::: Source records :::

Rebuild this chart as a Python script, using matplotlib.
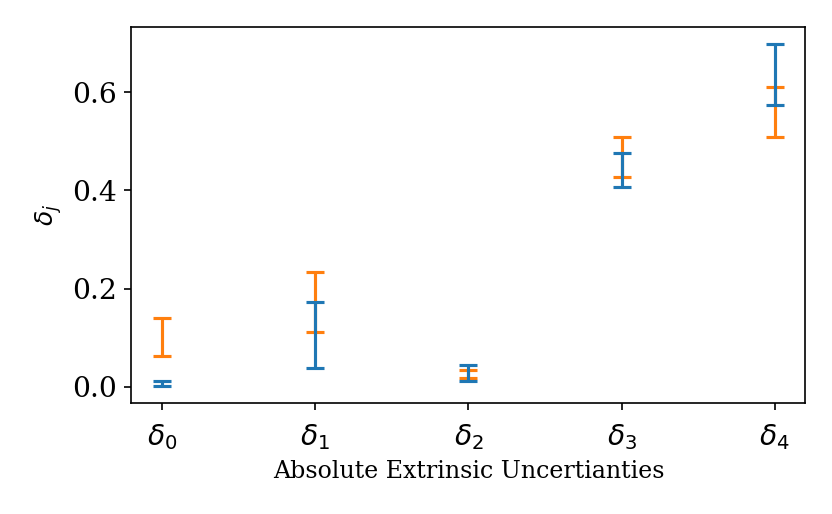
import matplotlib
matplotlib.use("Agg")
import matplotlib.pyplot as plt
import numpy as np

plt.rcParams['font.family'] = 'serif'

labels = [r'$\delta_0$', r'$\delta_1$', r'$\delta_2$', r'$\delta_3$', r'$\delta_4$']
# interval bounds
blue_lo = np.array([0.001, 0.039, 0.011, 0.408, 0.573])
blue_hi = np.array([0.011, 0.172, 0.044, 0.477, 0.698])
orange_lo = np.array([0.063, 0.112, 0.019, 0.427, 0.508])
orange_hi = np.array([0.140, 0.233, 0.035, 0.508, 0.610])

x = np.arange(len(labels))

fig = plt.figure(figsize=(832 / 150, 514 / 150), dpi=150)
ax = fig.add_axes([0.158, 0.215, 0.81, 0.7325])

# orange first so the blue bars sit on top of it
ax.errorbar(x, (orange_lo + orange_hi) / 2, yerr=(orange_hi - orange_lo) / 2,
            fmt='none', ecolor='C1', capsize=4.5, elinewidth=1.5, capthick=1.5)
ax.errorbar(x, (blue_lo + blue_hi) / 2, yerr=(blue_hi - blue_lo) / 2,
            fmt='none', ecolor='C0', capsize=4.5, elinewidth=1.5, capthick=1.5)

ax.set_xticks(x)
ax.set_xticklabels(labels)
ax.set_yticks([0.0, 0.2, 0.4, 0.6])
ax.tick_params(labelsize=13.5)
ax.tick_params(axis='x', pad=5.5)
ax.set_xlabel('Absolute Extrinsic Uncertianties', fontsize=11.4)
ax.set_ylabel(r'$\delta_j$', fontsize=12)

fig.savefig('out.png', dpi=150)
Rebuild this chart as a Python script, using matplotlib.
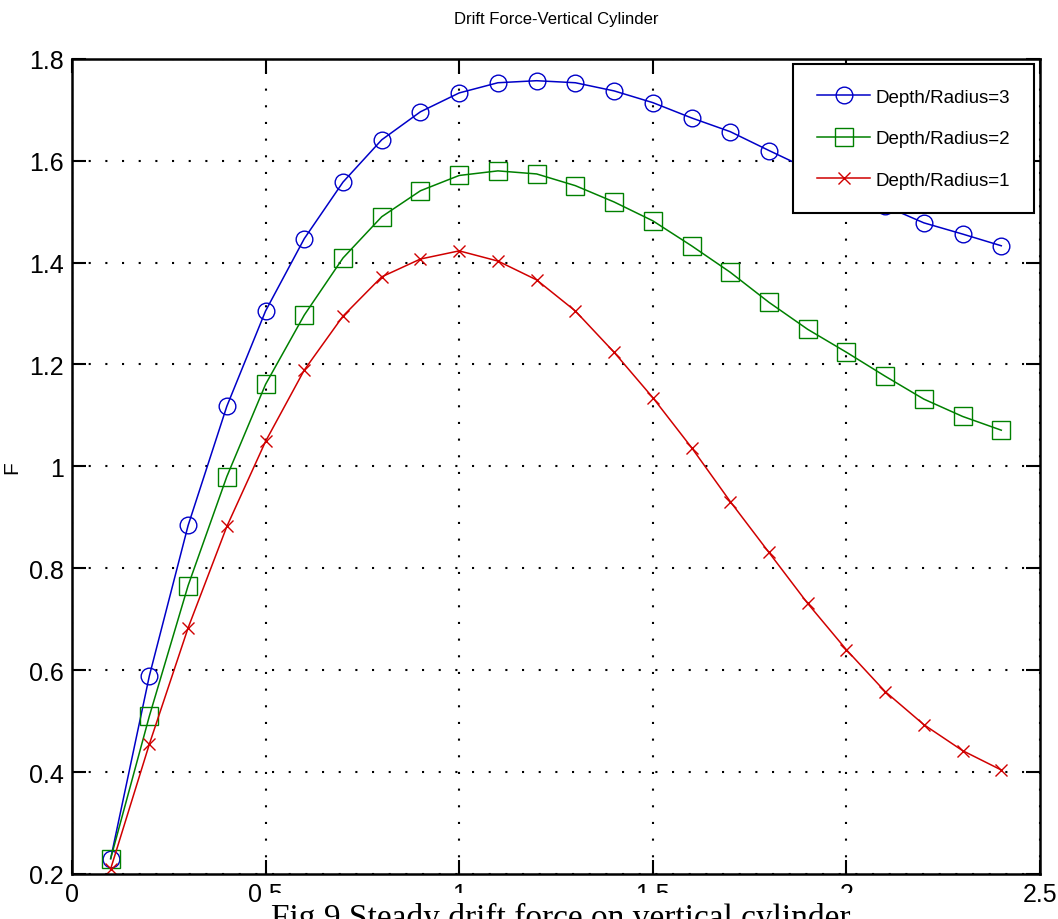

:::

_Directions_.
Pick out all lines from the data above in which the word "matplotlib" appears.

_Output below_.
Rebuild this chart as a Python script, using matplotlib.
import matplotlib
matplotlib.use("Agg")
import matplotlib.pyplot as plt
Rebuild this chart as a Python script, using matplotlib.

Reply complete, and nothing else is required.